• Former Schwab CEO Dave Pottruck on His New Book, His Bets, and Bitcoin

    david pottruckThe first time I met David Pottruck, it was 1999 and he was co-CEO of the high-flying discount brokerage Charles Schwab, a title he’d share for five years with founder Charles Schwab before becoming the sole CEO of the company in January 2003.

    Eighteen months later, the company — which Pottruck had pushed into the Internet age and that struggled after the dot com crash — ousted him in a decision that still stings, though Pottruck will tell you the company made the right decision.

    A new book by Pottruck captures the experience. It also features interviews with a dozen others who’ve led organizations through periods of dramatic change, including Intel’s president Renée James; eBay CEO John Donahoe; JetBlue CEO David Barger; and San Francisco Giants CEO Larry Baer. I caught up with Pottruck last week to learn more about the book (which hits bookstores today), and where he’s focusing his energy now.

    You spend a lot of time in New York these days. Have you moved there?

    I’m still in San Francisco, but I have an apartment in New York and I’ve been spending more and more time there for personal and business reasons.

    Tell us about your business interests. After leaving Schwab, you formed an investment firm called Red Eagle Ventures. How would you describe its mission?

    After I left Schwab, I decided the smartest thing to do was work for myself and invest in early-stage companies and see if I could add value as a mentor, as a coach to CEOs.

    Financial services CEOs?

    For a long time, I stayed away from financial services. I wanted to do other things, learn about new industries. So I spent a couple of years working on a startup airline called Eos Airlines that ultimately didn’t make it. The idea was to fly [a high-end service] from New York to London, but while people loved it, the economics were challenging and when oil spiked to $150 per barrel for a few months [it killed the business].

    Are you still interested in disrupting the airline industry?

    No, I’d never invest in another airline. It’s a terrible industry. It’s like Warren Buffett says, if you want a small fortune, start with a large fortune and invest in an airline.

    Where are you investing then?

    I realized I should look for something that I knew about and would enjoy, and I became a founding investor in and chairman of Hightower, a fast-growing, very profitable, seven-year-old wealth management firm. It now has 30 different locations around the U.S., around 300 employees, and almost $100 million in revenue. I’m also the chairman and a large investor in CorpU, a leadership development business that launched a few years ago and whose revenue is getting into double digit millions now.

    So you like making concentrated bets. Are you ever tempted to pick up the pace of your investing?

    No, negotiating term sheets, trying to dig into whether or not a business is something to get involved with or not – I hate every aspect of it. I’m an operator. Strategic, tactical, and leadership issues are what fascinate me. That’s what I like to think and write about.

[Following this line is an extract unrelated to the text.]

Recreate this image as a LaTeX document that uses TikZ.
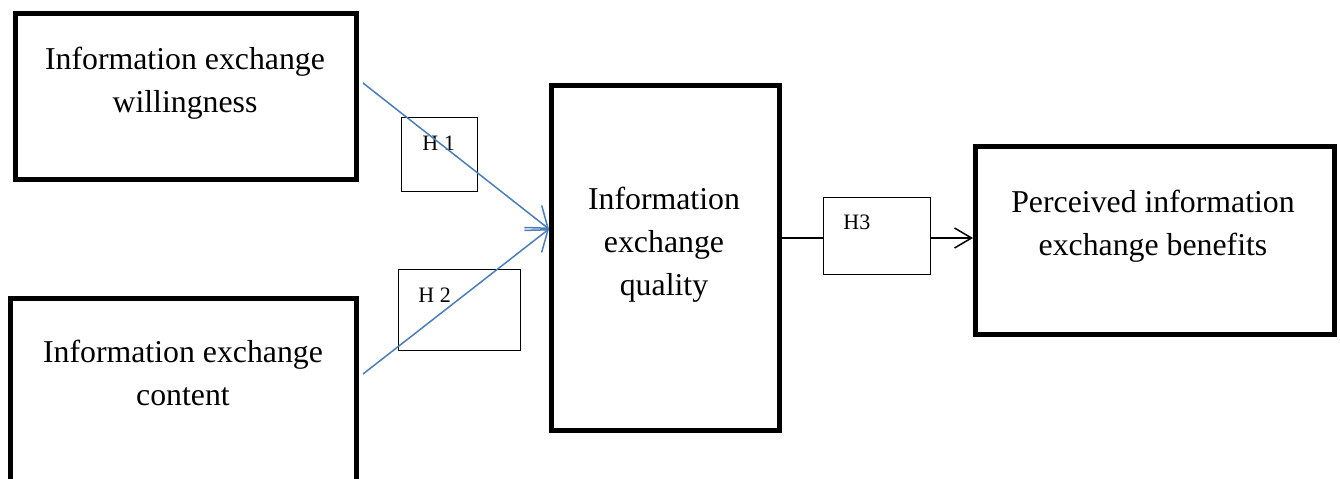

    Your new book focuses on breakthrough change. How interested are you in the many changes happening in financial services? What do you make of bitcoin specifically?

    If you look at it, it’s like gold, whose value is in the eye of the beholder. Gold has very little real tangible value. It’s a shiny metal. But it goes up and down because it’s considered a store of value. Bitcoins are like that that. They’re simply digits, and if the public believes them to be a store of value, then I think they are. But in my mind, it’s an extremely risky currency, if you even want to call it that.

    People like the whole idea of a currency that’s not backed by a government, but governments play a key role in stabilizing currencies and ensuring they have a stable value. It doesn’t always work out that way, but bitcoin doesn’t have anybody doing that. I mean, who is accountable? The answer is nobody. Nobody has raised their hand to say, I’m behind this. I think it’s nuts.

    You spent 20 years at Schwab. Are you still in touch with Charles Schwab?

    I had an amazing career because Charles Schwab the man gave me that opportunity. He supported me and promoted me and got behind me when I made idiotic, adolescent mistakes. I wish my last days had ended differently, but the company needed different leadership at the time, and Chuck and I continue to have a very nice relationship.